Ich finde diese Hütte hier sehr speziell: Ihr Holz ist wunderschön, komplett verwittert, es scheint seit Ewigkeiten Wind und Wetter ausgesetzt zu sein. In den Holz-Paneelen spiegelt sich der Lebenskreislauf; dieses Holz erzählt unzählige Geschichten.

Ich bin gern unter Menschen und von ihnen fasziniert. Ich muss nicht flüchten oder mich in die Einsamkeit zurückziehen. Gleichwohl geniesse ich die Ruhe an diesem märchenhaften Ort. Hier fotografiere ich auch nicht.
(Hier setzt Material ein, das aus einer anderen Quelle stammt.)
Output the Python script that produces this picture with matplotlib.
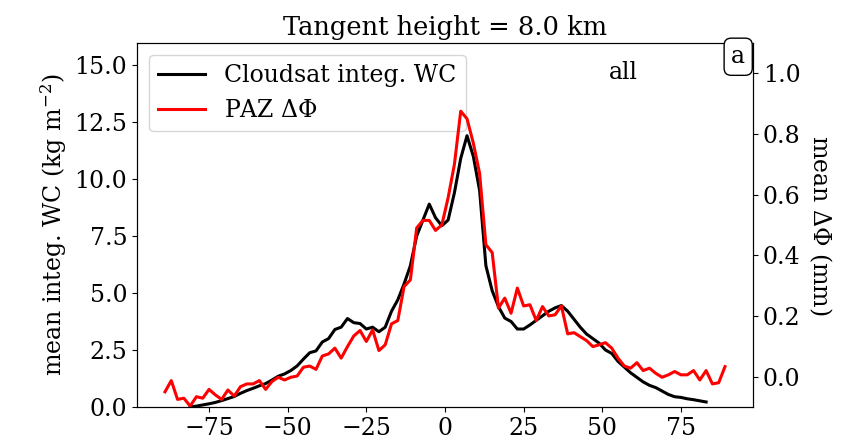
import numpy as np
from matplotlib import pyplot as plt

plt.rcParams['font.family'] = 'DejaVu Serif'
plt.rcParams['mathtext.fontset'] = 'dejavuserif'
plt.rcParams['font.size'] = 17

# latitude bins (deg)
lat_wc = np.arange(-81, 84, 2)
lat_paz = np.arange(-89, 90, 2)

# mean integrated water content, kg m-2
wc = [0.0, 0.04, 0.09, 0.14, 0.2, 0.28, 0.37, 0.46, 0.6, 0.72,
      0.82, 0.93, 1.03, 1.18, 1.35, 1.45, 1.6, 1.8, 2.1, 2.38,
      2.46, 2.85, 3.0, 3.4, 3.5, 3.88, 3.7, 3.66, 3.42, 3.5,
      3.3, 3.5, 4.2, 4.7, 5.4, 6.2, 7.5, 8.2, 8.9, 8.3,
      7.95, 8.2, 9.4, 10.9, 11.9, 11.0, 9.5, 6.2, 5.1, 4.4,
      3.9, 3.75, 3.42, 3.42, 3.6, 3.8, 4.0, 4.2, 4.35, 4.45,
      4.2, 3.85, 3.5, 3.2, 3.0, 2.8, 2.5, 2.35, 2.0, 1.75,
      1.5, 1.3, 1.1, 0.95, 0.85, 0.7, 0.55, 0.45, 0.42, 0.36,
      0.32, 0.27, 0.22]

# mean PAZ phase difference, mm
dphi = [-0.05, -0.013, -0.075, -0.071, -0.097, -0.066, -0.071, -0.042, -0.06, -0.075,
        -0.044, -0.064, -0.033, -0.024, -0.024, -0.013, -0.042, -0.016, -0.002, -0.011,
        -0.002, 0.002, 0.031, 0.035, 0.024, 0.068, 0.075, 0.094, 0.061, 0.099,
        0.134, 0.152, 0.116, 0.154, 0.086, 0.105, 0.174, 0.185, 0.297, 0.319,
        0.49, 0.515, 0.515, 0.482, 0.5, 0.59, 0.70, 0.875, 0.85, 0.77,
        0.67, 0.435, 0.409, 0.226, 0.259, 0.209, 0.292, 0.233, 0.237, 0.185,
        0.231, 0.2, 0.204, 0.233, 0.141, 0.145, 0.132, 0.119, 0.099, 0.105,
        0.112, 0.094, 0.061, 0.035, 0.028, 0.046, 0.02, 0.028, 0.011, -0.002,
        0.006, 0.017, 0.006, 0.006, 0.02, -0.011, 0.02, -0.024, -0.02, 0.033]

fig = plt.figure(figsize=(8.67, 4.47), dpi=100)
ax = fig.add_axes([0.158, 0.0895, 0.7105, 0.8145])
ax2 = ax.twinx()

l1, = ax.plot(lat_wc, wc, color='black', lw=2.2, label='Cloudsat integ. WC')
l2, = ax2.plot(lat_paz, dphi, color='red', lw=2.2, label='PAZ $\\Delta\\Phi$')

ax.set_xlim(-97.9, 97.9)
ax.set_ylim(0, 15.97)
ax2.set_ylim(-0.1, 1.1)
ax.set_xticks([-75, -50, -25, 0, 25, 50, 75])
ax.set_yticks(np.arange(0, 15.1, 2.5))
ax2.set_yticks(np.arange(0, 1.01, 0.2))

ax.set_ylabel('mean integ. WC (kg m$^{-2}$)')
ax2.set_ylabel('mean $\\Delta\\Phi$ (mm)', rotation=270, labelpad=24)
ax.set_title('Tangent height = 8.0 km', fontsize=18.5)

ax.legend(handles=[l1, l2], loc='upper left')
ax.text(0.79, 0.92, 'all', transform=ax.transAxes, ha='center', va='center')
ax2.text(0.976, 0.962, 'a', transform=ax.transAxes, ha='center', va='center',
         bbox=dict(boxstyle='round', facecolor='white', edgecolor='black'))

plt.savefig('out.png', dpi=100)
Die Stimmung, die Impressionen nehme ich auf, rieche und spüre … Das kann man auf einer Fotografie gar nicht zeigen.»

 

Wir fahren mit dem Auto von Bern aus Richtung Schwarzenburg, via Köniz und Niederscherli geht es über die Schwarzwasserbrücke in die Gantrischregion. Auf der Fahrt erzählt Ruben Sprich von sich, von seinem Beruf als Fotograf, davon, was ein gutes Bild ist und wie er eine Fotoauswahl trifft.

Wir passieren den Ort Riffenmatt und fahren Richtung Ottenleuebad. Beide Orte sind von Schwarzenburg aus mit dem Postauto erreichbar. Ziel der Fahrt ist der Horbüelpass auf 1550 Meter über Meer.

Von hier geht es zunächst auf einem Wanderweg etwa 20 Minuten den Berg hinab zum Ziel des magischen Ortes von Ruben: einer verwitterten Hütte. Er kommt unter anderem wegen der Pilze hierher.

Die Gegend ist insgesamt eine Reise wert. 20 Minuten von Bern eröffnet sich eine Märchen- und Traumlandschaft. Als wir Ende Juni die Hütte aufsuchen, ist das Wetter wechselhaft. Zeitweise regnet es, hinter Riffenmatt wird es neblig wie im Herbst. Als wir den Horbüelpass erreichen, reissen die Wolken auf, und die Sonne zeigt sich.

Der letzte Wegabschnitt zur Hütte ist etwas beschwerlich. Es geht über sumpfige Wiesen, über Zäune und durch Waldstücke. Es begegnen uns Kühe, auf einer Weide sehen wir Pferde. Vor der Hütte angekommen bleiben wir stumm stehen, etwas ausser Atem. Es riecht nach Blumen, nach Wald, nach Vieh und nach Kräutern, wir hören einen Kuckuck rufen.

Unvermittelt kommt ein Zwerg hinter der Hütte hervor … Nein, natürlich nicht; wenn es sie aber gäbe, dann hier.